Everything has to have an excuse or a reason. It has to be in the blood, and now with information and resources literally at our fingertips on the internet, we can prove it more easily than at any time since the people of the other village were foreigners.

So what are my reasons for wanting to know who I am? Basic insecurity, a need to belong, a need to understand some of the more conflicting histories, most of all a need to see myself in the context of history. One must be prepared for shocks when one turns stones that have guarded their secrets, lain over the tomb of the past. One must be prepared to see things as they were seen from the perspective of society at the time in order to understand actions and motives. One must be prepared not to be who and what one thought one was.

Having wanted to find a cousin, the only cousin on my father’s side , for many years, tried to track down on various internet sites, eventually she found a message and got in touch with me.

She had been a lot closer to my paternal grandparents and had photographs, including one of a beautiful girl with her hair loose, hanging about her shoulders like a cape, reaching to her waist.

Her face is serene, her hands dainty. Who is this woman? She has been told it is our Great Grandmother , Hannah Maria, the mother of our Guernsiaise Grandfather, Harold.

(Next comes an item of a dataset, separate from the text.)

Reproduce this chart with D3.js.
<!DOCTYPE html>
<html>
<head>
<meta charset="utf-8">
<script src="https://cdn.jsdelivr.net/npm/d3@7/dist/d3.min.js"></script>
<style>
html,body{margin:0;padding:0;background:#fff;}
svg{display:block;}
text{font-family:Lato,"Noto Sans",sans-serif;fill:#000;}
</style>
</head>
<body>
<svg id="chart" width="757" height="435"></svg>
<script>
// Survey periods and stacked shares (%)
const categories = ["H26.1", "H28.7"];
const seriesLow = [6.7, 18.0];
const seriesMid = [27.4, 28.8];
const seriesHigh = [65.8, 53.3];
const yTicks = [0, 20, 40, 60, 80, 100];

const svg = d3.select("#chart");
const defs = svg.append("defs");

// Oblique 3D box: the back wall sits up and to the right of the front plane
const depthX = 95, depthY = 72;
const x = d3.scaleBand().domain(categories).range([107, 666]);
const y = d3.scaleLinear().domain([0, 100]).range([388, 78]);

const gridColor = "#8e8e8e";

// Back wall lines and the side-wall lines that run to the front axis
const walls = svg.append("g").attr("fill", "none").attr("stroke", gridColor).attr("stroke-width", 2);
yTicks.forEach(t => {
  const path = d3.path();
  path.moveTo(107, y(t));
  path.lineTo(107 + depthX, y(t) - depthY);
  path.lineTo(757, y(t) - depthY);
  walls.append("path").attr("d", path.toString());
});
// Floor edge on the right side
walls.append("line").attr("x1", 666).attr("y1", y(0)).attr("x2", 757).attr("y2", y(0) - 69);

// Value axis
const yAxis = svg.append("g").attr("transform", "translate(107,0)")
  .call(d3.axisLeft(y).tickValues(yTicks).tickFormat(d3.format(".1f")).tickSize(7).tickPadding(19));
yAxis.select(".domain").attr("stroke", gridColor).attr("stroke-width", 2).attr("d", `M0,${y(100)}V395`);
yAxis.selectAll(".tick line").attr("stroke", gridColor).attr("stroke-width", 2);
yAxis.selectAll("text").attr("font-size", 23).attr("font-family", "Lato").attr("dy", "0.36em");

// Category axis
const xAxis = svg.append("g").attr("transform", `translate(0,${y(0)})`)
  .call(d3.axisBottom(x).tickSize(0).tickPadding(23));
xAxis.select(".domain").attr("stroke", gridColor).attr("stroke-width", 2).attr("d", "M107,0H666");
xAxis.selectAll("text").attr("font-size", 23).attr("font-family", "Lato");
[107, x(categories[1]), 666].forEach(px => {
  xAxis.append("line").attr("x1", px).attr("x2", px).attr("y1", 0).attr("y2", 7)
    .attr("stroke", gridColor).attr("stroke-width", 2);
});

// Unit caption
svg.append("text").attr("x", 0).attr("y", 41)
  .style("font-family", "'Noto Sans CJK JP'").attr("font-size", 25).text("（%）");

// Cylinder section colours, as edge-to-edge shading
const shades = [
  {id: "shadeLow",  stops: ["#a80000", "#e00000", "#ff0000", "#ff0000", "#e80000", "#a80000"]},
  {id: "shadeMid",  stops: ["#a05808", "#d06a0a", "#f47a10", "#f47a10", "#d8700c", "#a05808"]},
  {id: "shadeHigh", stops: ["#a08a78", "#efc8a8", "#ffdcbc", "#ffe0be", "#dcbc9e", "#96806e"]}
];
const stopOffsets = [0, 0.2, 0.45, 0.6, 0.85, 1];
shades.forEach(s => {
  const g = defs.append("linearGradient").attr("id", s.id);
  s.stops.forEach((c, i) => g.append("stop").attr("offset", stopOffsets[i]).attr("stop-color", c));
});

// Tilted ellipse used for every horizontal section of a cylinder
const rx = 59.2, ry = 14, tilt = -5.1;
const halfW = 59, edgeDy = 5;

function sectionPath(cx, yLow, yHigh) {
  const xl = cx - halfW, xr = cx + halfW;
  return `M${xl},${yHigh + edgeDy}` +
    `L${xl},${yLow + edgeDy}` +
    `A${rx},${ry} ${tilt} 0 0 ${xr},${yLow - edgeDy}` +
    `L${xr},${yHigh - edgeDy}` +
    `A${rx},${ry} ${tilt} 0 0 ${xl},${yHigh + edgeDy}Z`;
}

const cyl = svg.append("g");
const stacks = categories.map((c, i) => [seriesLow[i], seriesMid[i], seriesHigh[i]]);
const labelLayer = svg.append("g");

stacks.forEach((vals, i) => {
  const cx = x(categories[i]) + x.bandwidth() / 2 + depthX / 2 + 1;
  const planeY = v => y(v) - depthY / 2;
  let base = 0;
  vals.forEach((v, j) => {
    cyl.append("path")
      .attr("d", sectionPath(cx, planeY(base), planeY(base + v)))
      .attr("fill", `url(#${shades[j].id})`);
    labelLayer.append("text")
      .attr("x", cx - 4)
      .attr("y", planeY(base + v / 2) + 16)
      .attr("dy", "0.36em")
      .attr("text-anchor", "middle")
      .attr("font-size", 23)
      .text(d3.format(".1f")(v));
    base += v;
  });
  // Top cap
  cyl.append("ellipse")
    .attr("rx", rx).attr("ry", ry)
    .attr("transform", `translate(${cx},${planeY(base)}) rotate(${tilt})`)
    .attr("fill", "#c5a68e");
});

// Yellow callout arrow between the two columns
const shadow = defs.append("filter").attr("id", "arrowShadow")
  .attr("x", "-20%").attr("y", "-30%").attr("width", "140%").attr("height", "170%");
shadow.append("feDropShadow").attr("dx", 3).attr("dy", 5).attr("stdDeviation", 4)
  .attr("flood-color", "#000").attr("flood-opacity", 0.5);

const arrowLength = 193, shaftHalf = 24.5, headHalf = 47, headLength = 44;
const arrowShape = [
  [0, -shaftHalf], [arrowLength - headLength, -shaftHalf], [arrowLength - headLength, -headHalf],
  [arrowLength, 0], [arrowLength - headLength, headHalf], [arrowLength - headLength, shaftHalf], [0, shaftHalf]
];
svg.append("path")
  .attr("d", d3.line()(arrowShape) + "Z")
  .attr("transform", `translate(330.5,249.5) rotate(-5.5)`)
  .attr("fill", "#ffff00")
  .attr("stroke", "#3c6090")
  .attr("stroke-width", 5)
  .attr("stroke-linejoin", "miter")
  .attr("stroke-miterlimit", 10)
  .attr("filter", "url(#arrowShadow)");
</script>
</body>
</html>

Who is Hannah? Who were our forebears in the island of Guernsey? Cousin Leah had done some research in pre internet days when it was an expensive and time consuming task to trace family records. She had Hannah’s death certificate and Grandfather Harold’s birth certificate.

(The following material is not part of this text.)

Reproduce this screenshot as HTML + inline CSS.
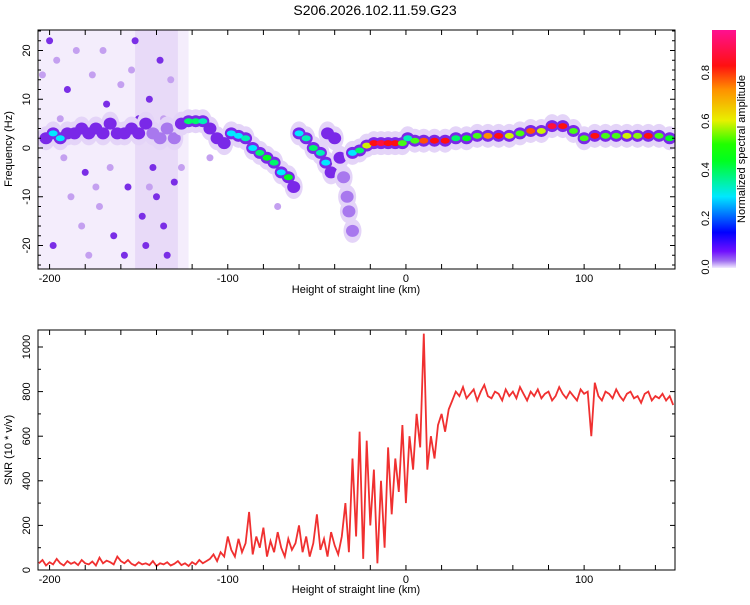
<!DOCTYPE html>
<html><head><meta charset="utf-8"><style>
html,body{margin:0;padding:0;background:#fff;}
svg text{font-family:"Liberation Sans",sans-serif;fill:#000;}
</style></head><body>
<svg id="s" width="750" height="600" viewBox="0 0 750 600" xmlns="http://www.w3.org/2000/svg">
<defs>
<linearGradient id="cg" x1="0" y1="1" x2="0" y2="0">
<stop offset="0" stop-color="#f2eaff"/><stop offset="0.03" stop-color="#a070f0"/><stop offset="0.07" stop-color="#7010ff"/>
<stop offset="0.15" stop-color="#0000ff"/><stop offset="0.3" stop-color="#00e8ff"/><stop offset="0.45" stop-color="#00ff20"/>
<stop offset="0.52" stop-color="#20ff00"/><stop offset="0.62" stop-color="#e8f000"/><stop offset="0.75" stop-color="#ff9000"/>
<stop offset="0.85" stop-color="#ff1010"/><stop offset="1" stop-color="#ff1090"/>
</linearGradient>
<clipPath id="c1"><rect x="38" y="30" width="637" height="239"/></clipPath>
<clipPath id="c2"><rect x="38" y="330" width="637" height="240"/></clipPath>
</defs>
<text x="375" y="15" font-size="14" text-anchor="middle">S206.2026.102.11.59.G23</text>
<g id="spec" clip-path="url(#c1)"></g>
<g id="snr" clip-path="url(#c2)"></g>
<g id="axes"></g>
<rect x="712" y="30" width="24" height="238" fill="url(#cg)"/>
<text transform="translate(745,149) rotate(-90)" font-size="11" text-anchor="middle">Normalized spectral amplitude</text>
<text transform="translate(12,149) rotate(-90)" font-size="11" text-anchor="middle">Frequency (Hz)</text>
<text x="356" y="293" font-size="11" text-anchor="middle">Height of straight line (km)</text>
<text transform="translate(12,450) rotate(-90)" font-size="11" text-anchor="middle">SNR (10 * v/v)</text>
<text x="356" y="593" font-size="11" text-anchor="middle">Height of straight line (km)</text>
</svg>
<script>
const xTicksLabels=[-200,-100,0,100];
const freqTickLabels=[20,10,0,-10,-20];
const snrTickLabels=[0,200,400,600,800,1000];
const cbTickLabels=["0.0","0.2","0.4","0.6","0.8"];
// ridge points [km, Hz, amplitude]
const ridgeLeft=[[-202,2,0.2],[-198,3,0.3],[-194,2,0.3],[-190,3,0.15],[-186,3,0.25],[-182,4,0.15],[-178,3,0.12],[-174,4,0.15],[-170,3,0.12],[-166,5,0.15],[-162,3,0.12],[-158,3,0.2],[-154,4,0.2],[-150,3,0.15],[-146,5,0.12],[-142,3,0.1],[-138,2,0.1],[-134,4,0.08],[-130,2,0.08]];
const ridgeMain=[[-126,5,0.2],[-122,5.5,0.4],[-118,5.5,0.4],[-114,5.5,0.35],[-110,4,0.2],[-106,2,0.2],[-102,1,0.2],[-98,3,0.3],[-94,2.5,0.3],[-90,2,0.35],[-86,0,0.3],[-82,-1,0.4],[-78,-2,0.45],[-74,-3,0.4],[-70,-5,0.3],[-66,-6,0.45],[-63,-8,0.2]];
const ridgeSecond=[[-60,3,0.3],[-56,2,0.35],[-52,0,0.4],[-48,-1,0.35],[-45,-3,0.3],[-42,-5,0.15]];
const ridgeThird=[[-44,3,0.2],[-40,2,0.2],[-37,-2,0.12],[-35,-6,0.1],[-33,-10,0.1],[-32,-13,0.1],[-30,-17,0.08]];
const ridgeRight=[[-30,-1,0.3],[-26,-0.5,0.4],[-22,0.5,0.6],[-18,1,0.85],[-14,1,0.9],[-10,1,0.85],[-6,1,0.85],[-2,1,0.5],[1,2,0.35],[5,1.5,0.5],[10,1.5,0.8],[16,1.5,0.85],[22,1.5,0.85],[28,2,0.4],[34,2,0.45],[40,2.5,0.5],[46,2.5,0.75],[52,2.5,0.85],[58,2.5,0.6],[64,3,0.5],[70,3.5,0.8],[76,3.5,0.6],[82,4.5,0.9],[88,4.5,0.85],[94,3.5,0.5],[100,2,0.5],[106,2.5,0.85],[112,2.5,0.5],[118,2.5,0.5],[124,2.5,0.6],[130,2.5,0.55],[136,2.5,0.85],[142,2.5,0.5],[148,2,0.45]];
const noiseBlobs=[[-200,22,0.1],[-196,18,0.06],[-190,12,0.08],[-185,20,0.06],[-180,-5,0.1],[-176,15,0.06],[-172,-12,0.06],[-168,9,0.08],[-164,-18,0.1],[-160,13,0.06],[-156,-8,0.1],[-152,22,0.1],[-148,-14,0.12],[-146,-20,0.12],[-144,10,0.1],[-142,-4,0.1],[-140,-10,0.12],[-138,18,0.1],[-136,-16,0.12],[-134,-22,0.1],[-132,14,0.06],[-130,-7,0.08],[-198,-20,0.08],[-188,-10,0.06],[-178,-22,0.06],[-194,6,0.06],[-170,20,0.06],[-158,-22,0.1],[-150,6,0.1],[-126,-4,0.06],[-110,-2,0.06],[-72,-12,0.05],[-204,15,0.06],[-182,-16,0.06],[-166,-4,0.06],[-154,16,0.06],[-144,-8,0.06],[-136,6,0.06],[-192,-2,0.06],[-174,-8,0.06]];
const noiseRegions=[[-206,-122,0.16],[-152,-128,0.2]];
// SNR values every 2 km starting at -206
const snrStart=-206, snrStep=2;
const snrValues=[30,45,20,35,25,50,30,20,40,28,35,22,45,30,25,38,20,55,30,42,35,25,60,40,30,45,28,20,35,25,30,22,40,18,30,25,35,20,28,40,22,30,18,35,25,45,30,40,
50,70,40,80,60,150,
90,60,140,80,120,260,70,150,100,190,60,130,80,170,100,60,140,90,120,200,
80,150,60,120,250,90,140,60,170,110,70,150,
300,80,500,150,620,50,580,200,450,30,400,100,550,
250,500,350,650,300,600,450,700,550,1060,
450,600,500,650,700,620,720,
760,800,780,820,770,790,810,760,800,830,780,770,800,790,760,810,780,800,770,820,790,760,800,780,810,770,790,800,760,780,820,790,770,800,780,760,810,790,800,600,
840,780,760,800,790,770,810,780,760,790,800,770,780,750,790,800,760,780,770,790,760,780,740];

const NS='http://www.w3.org/2000/svg';
const X0=38,X1=675,KM0=-206.5,KM1=151;
const xs=k=>X0+(k-KM0)/(KM1-KM0)*(X1-X0);
const fy=f=>148-f*4.875;
const sy=v=>570-v*0.223;
function mk(t,a,p){const e=document.createElementNS(NS,t);for(const k in a)e.setAttribute(k,a[k]);(p||document.getElementById('s')).appendChild(e);return e;}
const stops=[[0,[242,234,255]],[0.03,[160,112,240]],[0.07,[112,16,255]],[0.15,[0,0,255]],[0.3,[0,232,255]],[0.45,[0,255,32]],[0.62,[232,240,0]],[0.75,[255,144,0]],[0.85,[255,16,16]],[1,[255,16,144]]];
function cmap(v){for(let i=1;i<stops.length;i++){if(v<=stops[i][0]){const a=stops[i-1],b=stops[i],t=(v-a[0])/(b[0]-a[0]);return 'rgb('+a[1].map((c,j)=>Math.round(c+(b[1][j]-c)*t)).join(',')+')';}}return 'rgb(255,16,144)';}

const spec=document.getElementById('spec');
noiseRegions.forEach(r=>{const e=mk('rect',{x:xs(r[0]),y:30,width:xs(r[1])-xs(r[0]),height:239,fill:'#b890ec',opacity:r[2]},spec);

});
noiseBlobs.forEach(b=>{const e=mk('ellipse',{cx:xs(b[0]),cy:fy(b[1]),rx:3.5,ry:3.5,fill:b[2]>=0.08?'#7a2ee6':'#c4a0f0'},spec);

});
[ridgeLeft,ridgeMain,ridgeSecond,ridgeThird,ridgeRight].forEach(rg=>{
 rg.forEach(p=>{const e=mk('ellipse',{cx:xs(p[0]),cy:fy(p[1]),rx:9,ry:12,fill:'#e4d4f8'},spec);
 
 });
 rg.forEach(p=>{const e=mk('ellipse',{cx:xs(p[0]),cy:fy(p[1]),rx:6.5,ry:6,fill:p[2]>0.1?'#7a28e8':'#a878ee'},spec);
 
 });
 rg.forEach(p=>{if(p[2]>0.25){const e=mk('ellipse',{cx:xs(p[0]),cy:fy(p[1]),rx:4.5,ry:3,fill:cmap(p[2])},spec);
 
 }});
});

const snr=document.getElementById('snr');
const pts=snrValues.map((v,i)=>xs(snrStart+i*snrStep).toFixed(1)+','+sy(v).toFixed(1)).join(' ');
const ln=mk('polyline',{points:pts,fill:'none',stroke:'#f03030','stroke-width':1.8},snr);



const ax=document.getElementById('axes');
function frame(y0,y1,name){const r=mk('rect',{x:X0,y:y0,width:X1-X0,height:y1-y0,fill:'none',stroke:'#000','stroke-width':1},ax);


 for(let k=-200;k<=150;k+=20){const x=xs(k);mk('line',{x1:x,x2:x,y1:y1,y2:y1-5,stroke:'#000'},ax);mk('line',{x1:x,x2:x,y1:y0,y2:y0+5,stroke:'#000'},ax);}
 xTicksLabels.forEach(k=>{const t=mk('text',{x:xs(k),y:y1+13,'font-size':11,'text-anchor':'middle'},ax);t.textContent=k;
 
 });}
frame(30,269,'top-plot-frame');frame(330,570,'bottom-plot-frame');
for(let f=-24;f<=24;f+=2){const y=fy(f),l=f%10===0?5:3;mk('line',{x1:X0,x2:X0+l,y1:y,y2:y,stroke:'#000'},ax);mk('line',{x1:X1,x2:X1-l,y1:y,y2:y,stroke:'#000'},ax);}
freqTickLabels.forEach(f=>{const t=mk('text',{transform:'translate(30,'+fy(f)+') rotate(-90)','font-size':11,'text-anchor':'middle'},ax);t.textContent=f;

});
for(let v=0;v<=1000;v+=100){const y=sy(v),l=v%200===0?5:3;mk('line',{x1:X0,x2:X0+l,y1:y,y2:y,stroke:'#000'},ax);mk('line',{x1:X1,x2:X1-l,y1:y,y2:y,stroke:'#000'},ax);}
snrTickLabels.forEach(v=>{const t=mk('text',{transform:'translate(30,'+sy(v)+') rotate(-90)','font-size':11,'text-anchor':'middle'},ax);t.textContent=v;

});
cbTickLabels.forEach(s=>{const y=267-parseFloat(s)*243;const t=mk('text',{transform:'translate(709,'+y+') rotate(-90)','font-size':11,'text-anchor':'middle'},ax);t.textContent=s;

});
</script>
</body></html>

The reason for wanting to know about my ‘Family Tree’?

I wanted to touch Hannah.

This was the starting point.

1 comment:

Anne Mullins said...

The only lineage I can trace at all is on my mother's side, and on her mother's. It seems an odd thing to me now, as an adult. I never really knew my paternal grandparents, though I met them. And the stories passed down are from my mother's mother; of her father, I know nothing. Of my mother's mother's father, though, I know this: he owned the John O'Gaunt in Hungerford; his own wife called him by his last name, Annetts; he died by drowning in the creek one night on his way home from the pub; there was a rumour he'd had dalliances, perhaps.

I don't know why I tell you this. I love the way you allude to the legends that history becomes, the truths and the outright lies. I like that you appreciate the differences a time frame makes in perspective, how the dreams of those a century ago matter in the context of THEIR times, not ours.

What a project you've taken on! I hope you find what your are looking for.